UChicago Coalition for Peace, a group that had spearheaded efforts to oppose the BDS resolution, immediately stated on its Facebook page that the vote was “a stain” on UC, and did not “represent the values of this University, including freedom of speech, freedom of expression, and commitment to intellectual curiosity.”

The statement continued:

Our council representatives had the chance to accept a resolution stripped of explicit connections to the global BDS movement and also had a chance to affirm their belief in the right of the Jewish people to self-determination. This alternative resolution was soundly defeated, sending the message to students on campus that this resolution is not about human rights, but about the vilification of the Jewish state and denying its right to exist in any form.

The statement referred to two attempts, by opponents, to amend the resolution to make it less antagonistic to Israel, according to UC’s student newspaper. The first aimed to introduce a clause supporting the right of self-determination for the Jewish people and the continued existence of Israel. That amendment was voted down with four in favor, six against and five abstaining.

The second proposed amendment would have eliminated all five of the references to the BDS movement in the resolution. After a debate in which one student representative insisted that “tying this to BDS is why this movement exists in the first place,” the amended resolution failed with only four in favor and 10 opposed.

Calvin Cottrell, a second-year representative who opposed the resolution, said that BDS was not an appropriate issue for UC’s student government to take up. “We voted on something that no one on this Council ever ran [for election] on voting on,” he told the student newspaper, “and I think we voted on something that is truly out of our scale.”

Nevertheless, he added, it was time to move on, because “we have important work to get to, and I hope people will focus on the real issues [now].”

The UC Coalition for Peace echoed Cottrell’s sentiment, stating, “This decision does not reflect the views of the entire student body.”

The 16 members of the College Council represent the approximately 5,400 undergraduate students at UC.

The vote is the culmination of a series of events, sponsored by proponents of each side, since the“UofC Divest” campaign launched two weeks ago (as reported by The Algemeiner). The resolution, promoted by UofC Divest and Jewish Voice for Peace, was also endorsed, according to UofC Divest’s Facebook page, by many student and community groups, including Students for Justice in Palestine, the Muslim Students Association, Black Students Association, Latinx Students Association at SSA (LSA), Queers United in Power, the Socioeconomic Diversity Alliance, The Fight for Just Food, UChicago’s Women’s Rugby and Hyde Park Pagans.

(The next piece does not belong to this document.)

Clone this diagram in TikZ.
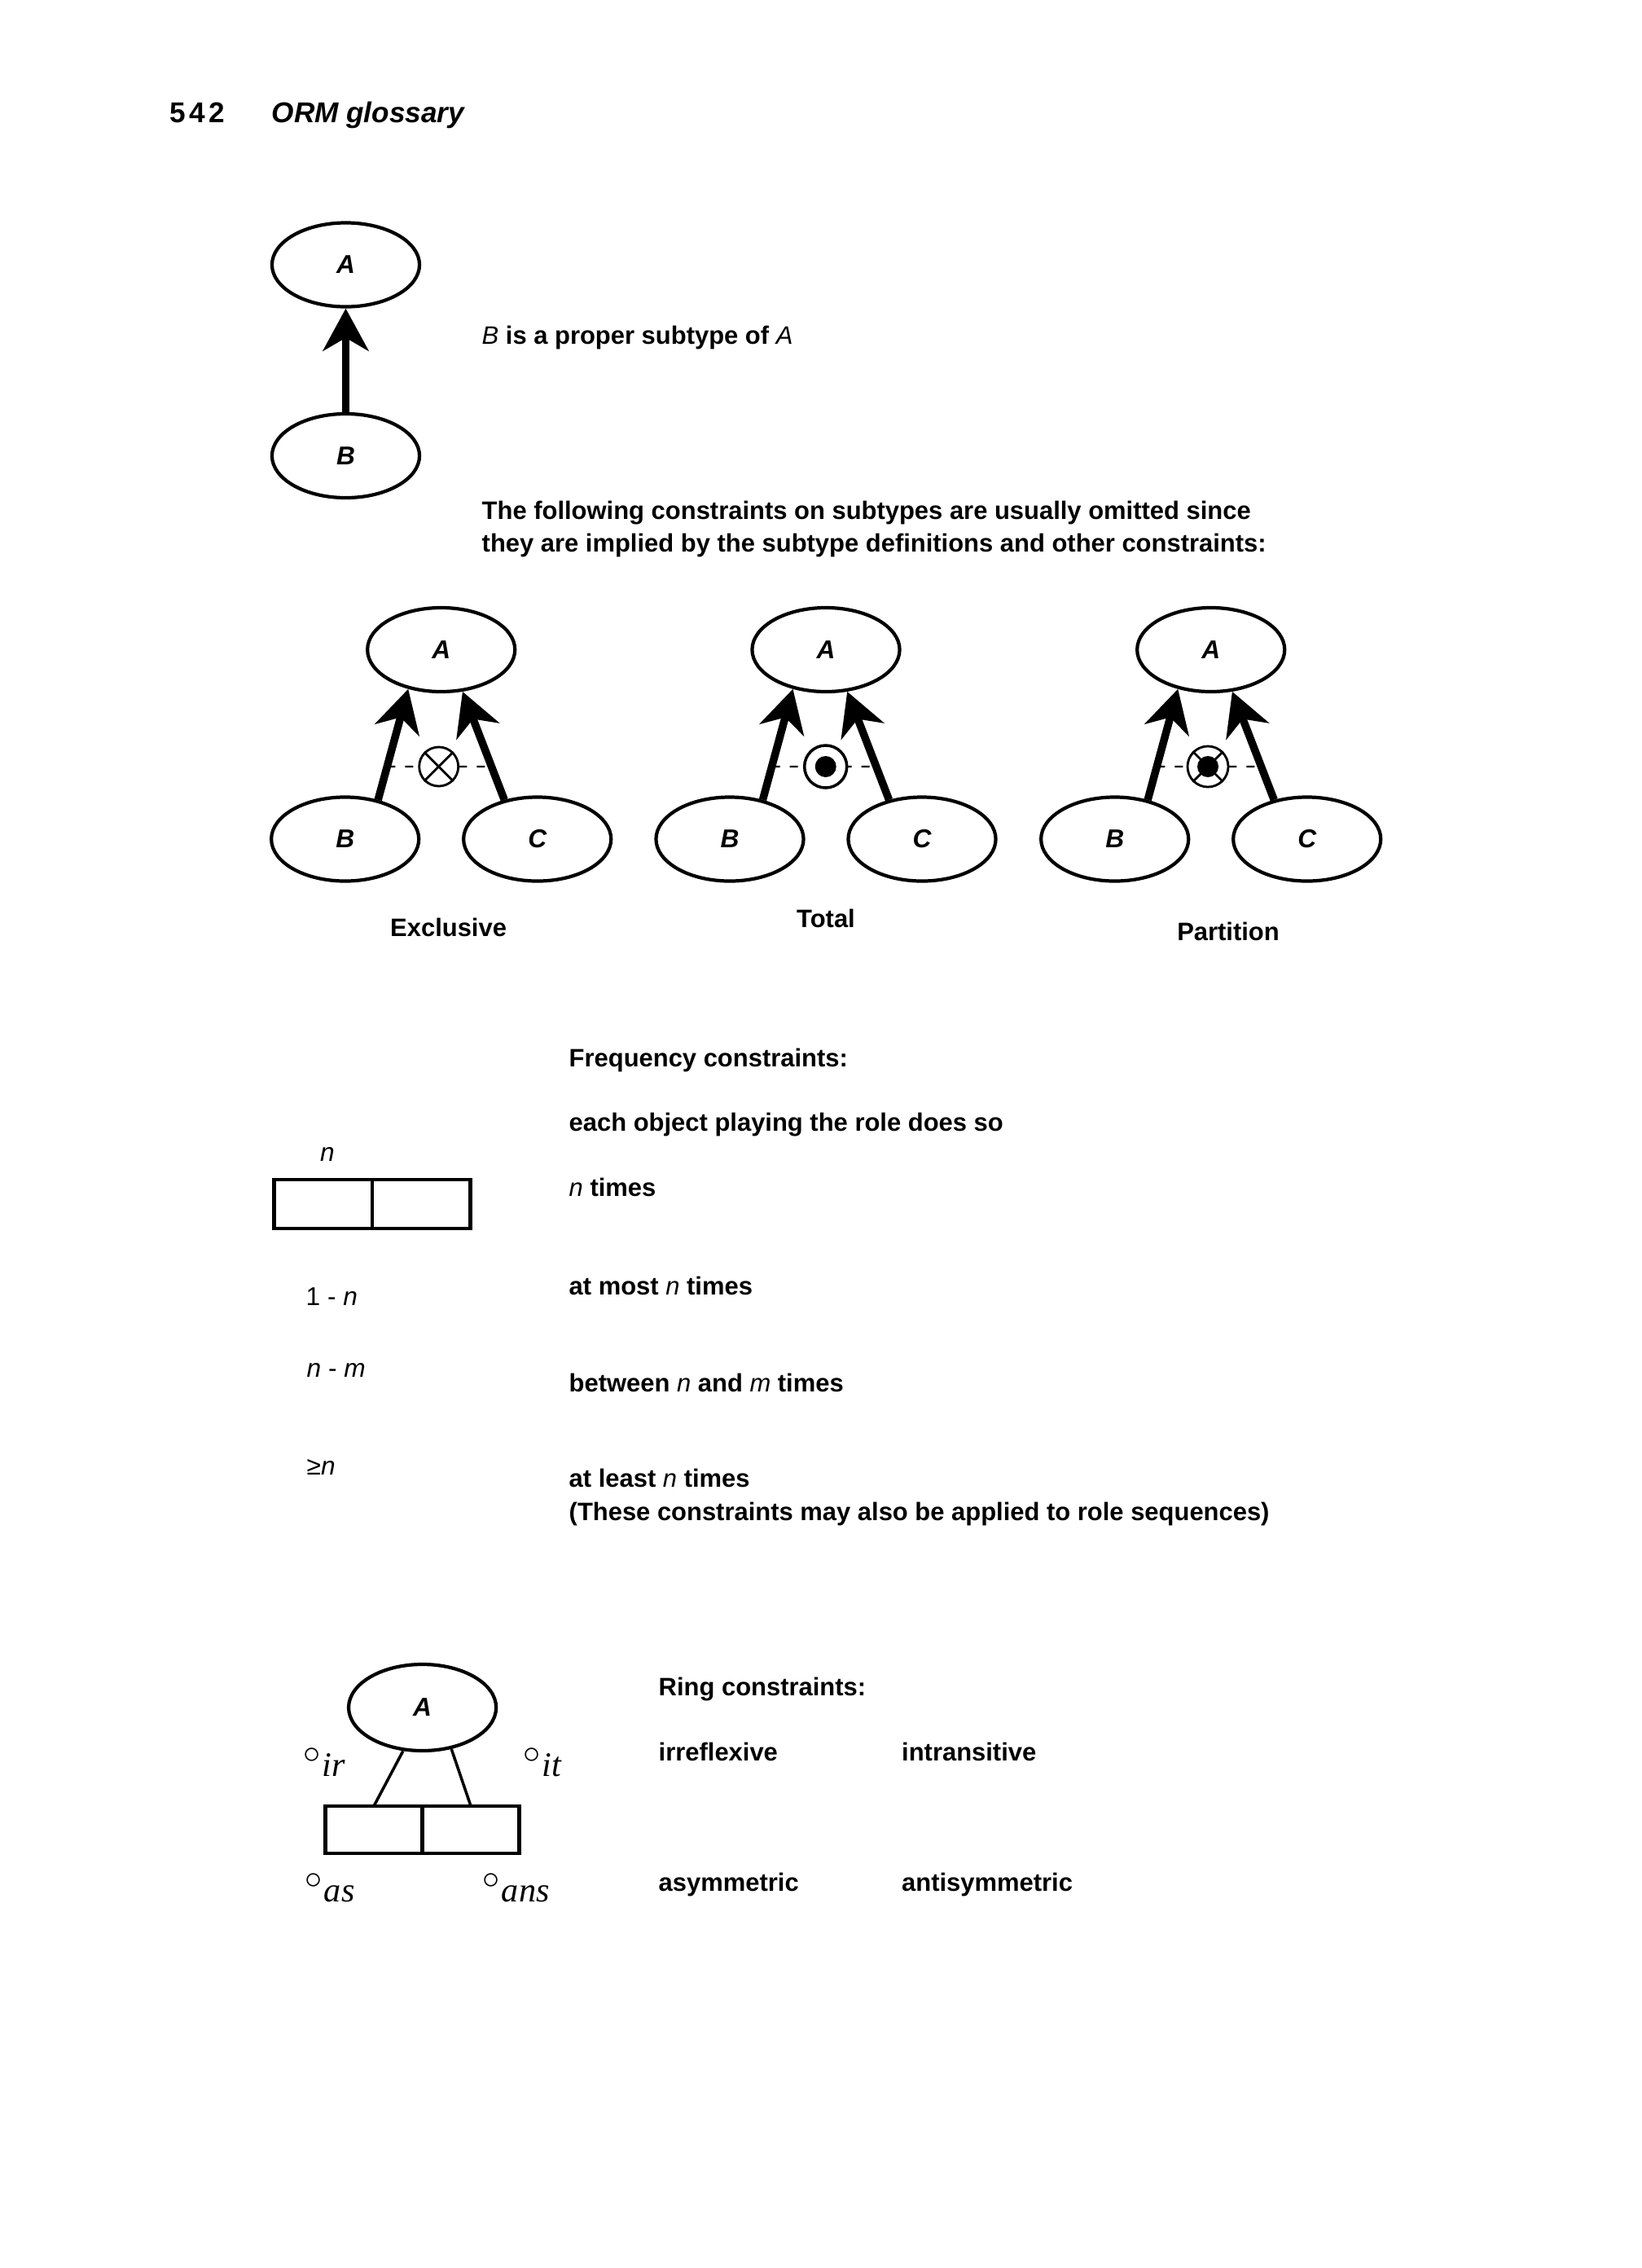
\documentclass[tikz,border=0pt]{standalone}
\usepackage{fontspec}
\setmainfont{Liberation Sans}
\newfontfamily\rmfam{Liberation Serif}
\usetikzlibrary{arrows.meta,shapes.geometric}
\newcommand\vn[1]{{\mdseries\itshape #1}}
\newcommand\ringlab[1]{{\fontsize{12}{14}\selectfont\raisebox{4.5pt}{$\circ$}\kern0.6pt{\rmfam\itshape #1}}}
\begin{document}
\begin{tikzpicture}[x=0.01cm,y=-0.01cm,
 ent/.style={ellipse, draw, line width=1.2pt, minimum width=1.81cm, minimum height=1.03cm, inner sep=0pt, font=\fontsize{9}{10}\selectfont\bfseries\itshape},
 sub/.style={line width=2.7pt, -{Stealth[length=5.2mm, width=5.6mm, inset=1.6mm]}},
 body/.style={anchor=base west, inner sep=0pt, font=\fontsize{8.8}{11.4}\selectfont\bfseries},
 lab/.style={anchor=base west, inner sep=0pt, font=\fontsize{9}{11}\selectfont},
 role/.style={rectangle, draw, line width=1.3pt, minimum width=1.205cm, minimum height=0.6cm, inner sep=0pt, outer sep=0pt},
 symb/.style={circle, draw, line width=0.8pt, minimum size=0.48cm, inner sep=0pt, fill=white},
 dot/.style={circle, fill=black, minimum size=0.26cm, inner sep=0pt},
 dsh/.style={line width=0.6pt, dash pattern=on 0.1cm off 0.12cm},
 thin/.style={line width=1pt}]
\fill[white] (0,0) rectangle (2016,2784);
\useasboundingbox (0,0) rectangle (2016,2784);

% header
\node[anchor=base west, inner sep=0pt, font=\fontsize{10}{12}\selectfont\bfseries\addfontfeatures{LetterSpace=12}] (pg) at (208,150) {542};
\node[anchor=base west, inner sep=0pt, font=\fontsize{10}{12}\selectfont\bfseries\itshape] (ttl) at (333,150) {ORM glossary};

% proper subtype
\node[ent] (A0) at (424.5,325) {A};
\node[ent] (B0) at (424.5,559.5) {B};
\draw[sub] (B0) -- (A0);
\node[body] (t0) at (591,422) {\vn{B} is a proper subtype of \vn{A}};
\node[body] (t1) at (591,637) {The following constraints on subtypes are usually omitted since};
\node[body] (t2) at (591,677) {they are implied by the subtype definitions and other constraints:};

% exclusive
\node[ent] (A1) at (541.7,797.5) {A};
\node[ent] (B1) at (423.7,1030) {B};
\node[ent] (C1) at (659.7,1030) {C};
\coordinate (h1l) at (400,941);
\coordinate (h1r) at (700,941);
\draw[dsh] (intersection of B1.50--A1.-130 and h1l--h1r) -- (intersection of C1.130--A1.-63 and h1l--h1r);
\draw[sub] (B1.50) -- (A1.-130);
\draw[sub] (C1.130) -- (A1.-63);
\node[symb] (X1) at (538.7,941) {};
\draw[line width=0.8pt] (X1.45) -- (X1.-135) (X1.135) -- (X1.-45);
\node[body, anchor=base] (L1) at (550.6,1149) {Exclusive};

% total
\node[ent] (A2) at (1014,797.5) {A};
\node[ent] (B2) at (896,1030) {B};
\node[ent] (C2) at (1132,1030) {C};
\coordinate (h2l) at (870,941);
\coordinate (h2r) at (1170,941);
\draw[dsh] (intersection of B2.50--A2.-130 and h2l--h2r) -- (intersection of C2.130--A2.-63 and h2l--h2r);
\draw[sub] (B2.50) -- (A2.-130);
\draw[sub] (C2.130) -- (A2.-63);
\node[symb, line width=1pt, minimum size=0.52cm] (X2) at (1013.7,941) {};
\node[dot] (D2) at (X2.center) {};
\node[body, anchor=base] (L2) at (1014,1138) {Total};

% partition
\node[ent] (A3) at (1486.7,797.5) {A};
\node[ent] (B3) at (1368.7,1030) {B};
\node[ent] (C3) at (1604.7,1030) {C};
\coordinate (h3l) at (1340,941);
\coordinate (h3r) at (1640,941);
\draw[dsh] (intersection of B3.50--A3.-130 and h3l--h3r) -- (intersection of C3.130--A3.-63 and h3l--h3r);
\draw[sub] (B3.50) -- (A3.-130);
\draw[sub] (C3.130) -- (A3.-63);
\node[symb, minimum size=0.5cm] (X3) at (1483,941) {};
\draw[line width=0.8pt] (X3.45) -- (X3.-135) (X3.135) -- (X3.-45);
\node[dot] (D3) at (X3.center) {};
\node[body, anchor=base] (L3) at (1508,1154) {Partition};

% frequency constraints
\node[body] (fc) at (698,1309) {Frequency constraints:};
\node[body] (eo) at (698,1388) {each object playing the role does so};
\node[lab, anchor=base] (fn) at (402,1425) {\textit{n}};
\node[role] (r1) at (396.5,1478) {};
\node[role, anchor=west] (r2) at (r1.east) {};
\node[body] (f1) at (698,1468) {\vn{n} times};
\node[lab] (l2) at (375,1602) {1 - \textit{n}};
\node[body] (f2) at (698,1589) {at most \vn{n} times};
\node[lab] (l3) at (376,1690) {\textit{n} - \textit{m}};
\node[body] (f3) at (698,1708) {between \vn{n} and \vn{m} times};
\node[lab] (l4) at (376,1810) {≥\textit{n}};
\node[body] (f4) at (698,1825) {at least \vn{n} times};
\node[body] (f5) at (698,1866) {(These constraints may also be applied to role sequences)};

% ring constraints
\node[ent, minimum height=1.06cm] (RA) at (518.6,2096) {A};
\node[role, minimum width=1.19cm, minimum height=0.58cm] (RL) at (459,2246) {};
\node[role, minimum width=1.19cm, minimum height=0.58cm, anchor=west] (RR) at (RL.east) {};
\draw[thin] (RA.-114) -- (RL.north);
\draw[thin] (RA.-55) -- (RR.north);
\node[anchor=base west, inner sep=0pt] (rir) at (372,2180) {\ringlab{ir}};
\node[anchor=base west, inner sep=0pt] (rit) at (642,2180) {\ringlab{it}};
\node[anchor=base west, inner sep=0pt] (ras) at (374,2334) {\ringlab{as}};
\node[anchor=base west, inner sep=0pt] (rans) at (592,2334) {\ringlab{ans}};
\node[body] (rc) at (808,2081) {Ring constraints:};
\node[body] (rc1) at (808,2161) {irreflexive};
\node[body] (rc2) at (1106.5,2161) {intransitive};
\node[body] (rc3) at (808,2321) {asymmetric};
\node[body] (rc4) at (1106.5,2321) {antisymmetric};
\end{tikzpicture}
\end{document}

StandWithUs, the pro-Israel educational organization, released a statement condemning the UC student government for “refusing to affirm the rights of the Jewish people to self-determination after being asked to do so by Jewish students.” After praising those UC students who worked against the resolution, it reaffirmed its commitment to “work with our partners at Hillel, the Israel on Campus Coalition, and the JUF Israel Education Center to empower students at the University of Chicago and elsewhere” against the BDS campaign against Israel.

According to AMCHA Initiative, a campus anti-Semitism watchdog, the UMN vote was the twelfth campus BDS vote this year, with now five campuses voting in support of BDS and seven against. Earlier Tuesday the University of Minnesota defeated BDS for the second time in five weeks.